Em 2005, quando o dramaturgo inglês Mark Ravenhill escreveu a peça Produto, o Reino Unido havia acabado de sofrer o segundo maior atentado terrorista de sua história. Motivados pela participação da Grã-Bretanha na Guerra do Iraque, quatro britânicos muçulmanos, três paquistaneses e um jamaicano explodiram três trens do metrô londrino e um dos famosos ônibus de dois andares que circulam por toda a capital inglesa, deixando centenas de feridos e 52 vítimas fatais.
Passado o choque inicial, não tardaram surgir piadas politicamente incorretas sobre o assunto, como acontece com qualquer grande tragédia do Holocausto ao 11 de Setembro. Rir do medo de sentar ao lado de um cara vestido com túnica e turbante no metrô ou no avião tornou-se lugar comum em todo o mundo, mais especialmente nas cidades em que árabes e paquistaneses compõem grande parte da população, como em Londres, por exemplo.

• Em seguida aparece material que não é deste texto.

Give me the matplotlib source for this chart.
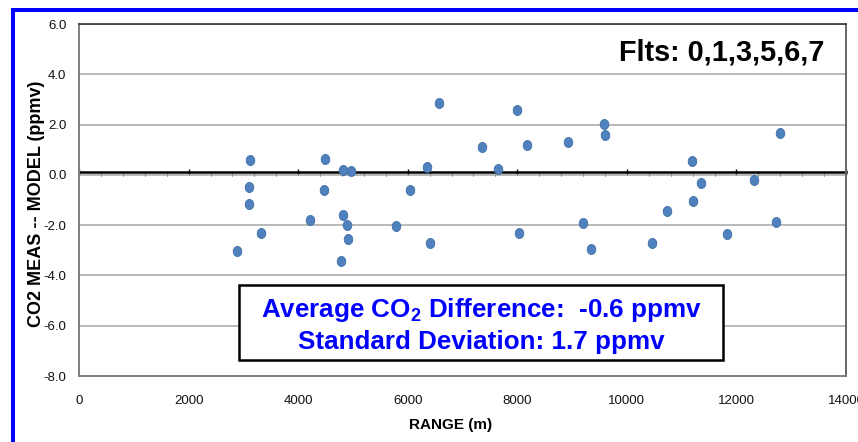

No Brasil, a situação é bem diferente. Talvez por isso mesmo, trazer a peça de Ravenhill para os palcos nacionais, ideia do ator e diretor carioca Ary Coslov (fã incondicional do escritor inglês), tenha causado uma certa perda do humor do texto original. Impecavelmente interpretado por Coslov, o protagonista um insano diretor de cinema passa os 60 minutos da montagem contando a absurda história de seu próximo filme para uma jovem (e muda) atriz em ascensão, que ele deseja incluir no elenco de seu longa a qualquer custo.
O enredo acaba se revelando uma espécie de continuação torta de Bridget Jones. Só que, desta vez, a solteirona carente e profissionalmente bem-sucedida extrapola um pouco os limites. Após perder o marido no atentado às Torres Gêmeas, se apaixona cegamente por um terrorista da Al-Qaeda durante uma viagem de avião. Em busca do amor eterno ela topa tudo se joga de uma de uma janela com o corpo em chamas e invade uma prisão de segurança máxima para salvar seu amado homem-bomba, entre outros feitos.
Enquanto crítica à falta de noção da indústria cinematográfica hollywoodiana e suas jovens atrizes belas e burras, Produto funciona bem e tem muita graça. Mas o deboche desmedido à religião muçulmana e ao estereótipo árabe = terrorista faz rir mais os ingleses do que os brasileiros. No fim, fica uma sensação de gargalhada forçada por parte da plateia, ávida por assistir a uma comédia que realmente tenha graça e sentido.
A última sessão de Produto acontece hoje, às 21 horas, no Teatro do Sesc da Esquina.